▼▼▼

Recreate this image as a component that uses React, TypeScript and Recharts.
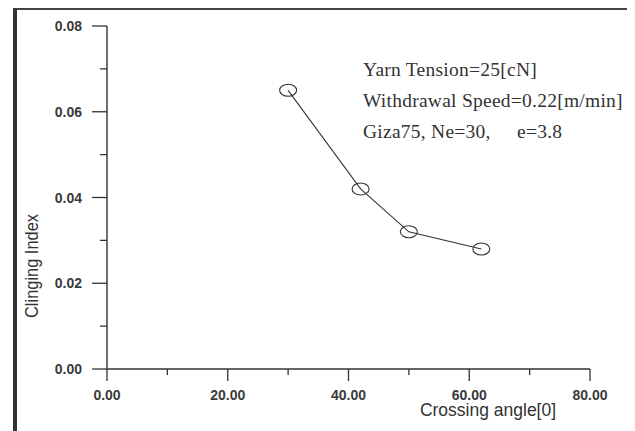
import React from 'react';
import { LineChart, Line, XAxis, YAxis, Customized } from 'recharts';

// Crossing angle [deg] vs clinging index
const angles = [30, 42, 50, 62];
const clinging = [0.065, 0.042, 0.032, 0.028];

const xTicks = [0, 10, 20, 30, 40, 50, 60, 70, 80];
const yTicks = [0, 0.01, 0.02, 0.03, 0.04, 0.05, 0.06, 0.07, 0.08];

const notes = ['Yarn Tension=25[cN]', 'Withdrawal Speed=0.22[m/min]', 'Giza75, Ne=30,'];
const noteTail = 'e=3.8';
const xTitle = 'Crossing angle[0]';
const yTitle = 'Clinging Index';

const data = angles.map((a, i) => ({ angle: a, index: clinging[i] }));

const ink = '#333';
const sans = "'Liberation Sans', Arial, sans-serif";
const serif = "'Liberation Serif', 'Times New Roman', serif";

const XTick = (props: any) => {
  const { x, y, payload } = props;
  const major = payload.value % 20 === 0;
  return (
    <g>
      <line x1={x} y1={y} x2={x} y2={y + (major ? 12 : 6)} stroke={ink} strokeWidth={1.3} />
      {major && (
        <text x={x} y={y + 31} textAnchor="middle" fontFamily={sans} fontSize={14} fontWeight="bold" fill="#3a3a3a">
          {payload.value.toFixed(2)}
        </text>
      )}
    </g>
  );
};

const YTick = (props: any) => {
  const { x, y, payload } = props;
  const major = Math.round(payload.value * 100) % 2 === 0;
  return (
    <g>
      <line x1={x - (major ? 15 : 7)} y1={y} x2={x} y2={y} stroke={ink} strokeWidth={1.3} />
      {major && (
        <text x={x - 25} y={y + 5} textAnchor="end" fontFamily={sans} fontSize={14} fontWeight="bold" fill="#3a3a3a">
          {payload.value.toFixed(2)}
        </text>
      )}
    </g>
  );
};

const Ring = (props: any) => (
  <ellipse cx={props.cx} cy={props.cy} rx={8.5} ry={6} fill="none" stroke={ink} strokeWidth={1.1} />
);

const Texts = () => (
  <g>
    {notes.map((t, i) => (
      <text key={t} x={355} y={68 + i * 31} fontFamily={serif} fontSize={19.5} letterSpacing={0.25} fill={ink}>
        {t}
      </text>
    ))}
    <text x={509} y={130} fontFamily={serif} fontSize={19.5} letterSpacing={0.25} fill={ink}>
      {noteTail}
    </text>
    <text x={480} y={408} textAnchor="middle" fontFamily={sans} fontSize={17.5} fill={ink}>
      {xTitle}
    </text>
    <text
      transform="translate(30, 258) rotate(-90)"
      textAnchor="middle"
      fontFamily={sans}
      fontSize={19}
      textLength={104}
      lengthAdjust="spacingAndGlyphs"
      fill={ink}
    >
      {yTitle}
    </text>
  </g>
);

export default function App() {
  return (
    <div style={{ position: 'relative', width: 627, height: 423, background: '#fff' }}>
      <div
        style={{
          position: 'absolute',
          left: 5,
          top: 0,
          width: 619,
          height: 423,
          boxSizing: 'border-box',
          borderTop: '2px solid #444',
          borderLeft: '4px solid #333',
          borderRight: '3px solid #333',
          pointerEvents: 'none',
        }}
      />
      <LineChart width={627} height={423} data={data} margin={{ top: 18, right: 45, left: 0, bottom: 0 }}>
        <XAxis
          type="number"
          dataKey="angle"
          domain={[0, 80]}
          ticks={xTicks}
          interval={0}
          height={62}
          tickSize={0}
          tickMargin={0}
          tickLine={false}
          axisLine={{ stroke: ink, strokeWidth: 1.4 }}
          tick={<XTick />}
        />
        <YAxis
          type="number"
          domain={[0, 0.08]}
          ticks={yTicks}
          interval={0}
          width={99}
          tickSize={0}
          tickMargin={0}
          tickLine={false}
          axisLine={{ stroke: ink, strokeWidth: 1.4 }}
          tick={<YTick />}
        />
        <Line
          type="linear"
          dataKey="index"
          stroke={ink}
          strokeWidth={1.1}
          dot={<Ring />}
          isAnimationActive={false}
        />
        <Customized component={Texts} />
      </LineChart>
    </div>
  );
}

▲▲▲

◆ Exercise objective ◆
Omit the pictures, and quote the material above exactly as given.

◆ Complete response ◆
Recreate this image as a component that uses React, TypeScript and Recharts.
import React from 'react';
import { LineChart, Line, XAxis, YAxis, Customized } from 'recharts';

// Crossing angle [deg] vs clinging index
const angles = [30, 42, 50, 62];
const clinging = [0.065, 0.042, 0.032, 0.028];

const xTicks = [0, 10, 20, 30, 40, 50, 60, 70, 80];
const yTicks = [0, 0.01, 0.02, 0.03, 0.04, 0.05, 0.06, 0.07, 0.08];

const notes = ['Yarn Tension=25[cN]', 'Withdrawal Speed=0.22[m/min]', 'Giza75, Ne=30,'];
const noteTail = 'e=3.8';
const xTitle = 'Crossing angle[0]';
const yTitle = 'Clinging Index';

const data = angles.map((a, i) => ({ angle: a, index: clinging[i] }));

const ink = '#333';
const sans = "'Liberation Sans', Arial, sans-serif";
const serif = "'Liberation Serif', 'Times New Roman', serif";

const XTick = (props: any) => {
  const { x, y, payload } = props;
  const major = payload.value % 20 === 0;
  return (
    <g>
      <line x1={x} y1={y} x2={x} y2={y + (major ? 12 : 6)} stroke={ink} strokeWidth={1.3} />
      {major && (
        <text x={x} y={y + 31} textAnchor="middle" fontFamily={sans} fontSize={14} fontWeight="bold" fill="#3a3a3a">
          {payload.value.toFixed(2)}
        </text>
      )}
    </g>
  );
};

const YTick = (props: any) => {
  const { x, y, payload } = props;
  const major = Math.round(payload.value * 100) % 2 === 0;
  return (
    <g>
      <line x1={x - (major ? 15 : 7)} y1={y} x2={x} y2={y} stroke={ink} strokeWidth={1.3} />
      {major && (
        <text x={x - 25} y={y + 5} textAnchor="end" fontFamily={sans} fontSize={14} fontWeight="bold" fill="#3a3a3a">
          {payload.value.toFixed(2)}
        </text>
      )}
    </g>
  );
};

const Ring = (props: any) => (
  <ellipse cx={props.cx} cy={props.cy} rx={8.5} ry={6} fill="none" stroke={ink} strokeWidth={1.1} />
);

const Texts = () => (
  <g>
    {notes.map((t, i) => (
      <text key={t} x={355} y={68 + i * 31} fontFamily={serif} fontSize={19.5} letterSpacing={0.25} fill={ink}>
        {t}
      </text>
    ))}
    <text x={509} y={130} fontFamily={serif} fontSize={19.5} letterSpacing={0.25} fill={ink}>
      {noteTail}
    </text>
    <text x={480} y={408} textAnchor="middle" fontFamily={sans} fontSize={17.5} fill={ink}>
      {xTitle}
    </text>
    <text
      transform="translate(30, 258) rotate(-90)"
      textAnchor="middle"
      fontFamily={sans}
      fontSize={19}
      textLength={104}
      lengthAdjust="spacingAndGlyphs"
      fill={ink}
    >
      {yTitle}
    </text>
  </g>
);

export default function App() {
  return (
    <div style={{ position: 'relative', width: 627, height: 423, background: '#fff' }}>
      <div
        style={{
          position: 'absolute',
          left: 5,
          top: 0,
          width: 619,
          height: 423,
          boxSizing: 'border-box',
          borderTop: '2px solid #444',
          borderLeft: '4px solid #333',
          borderRight: '3px solid #333',
          pointerEvents: 'none',
        }}
      />
      <LineChart width={627} height={423} data={data} margin={{ top: 18, right: 45, left: 0, bottom: 0 }}>
        <XAxis
          type="number"
          dataKey="angle"
          domain={[0, 80]}
          ticks={xTicks}
          interval={0}
          height={62}
          tickSize={0}
          tickMargin={0}
          tickLine={false}
          axisLine={{ stroke: ink, strokeWidth: 1.4 }}
          tick={<XTick />}
        />
        <YAxis
          type="number"
          domain={[0, 0.08]}
          ticks={yTicks}
          interval={0}
          width={99}
          tickSize={0}
          tickMargin={0}
          tickLine={false}
          axisLine={{ stroke: ink, strokeWidth: 1.4 }}
          tick={<YTick />}
        />
        <Line
          type="linear"
          dataKey="index"
          stroke={ink}
          strokeWidth={1.1}
          dot={<Ring />}
          isAnimationActive={false}
        />
        <Customized component={Texts} />
      </LineChart>
    </div>
  );
}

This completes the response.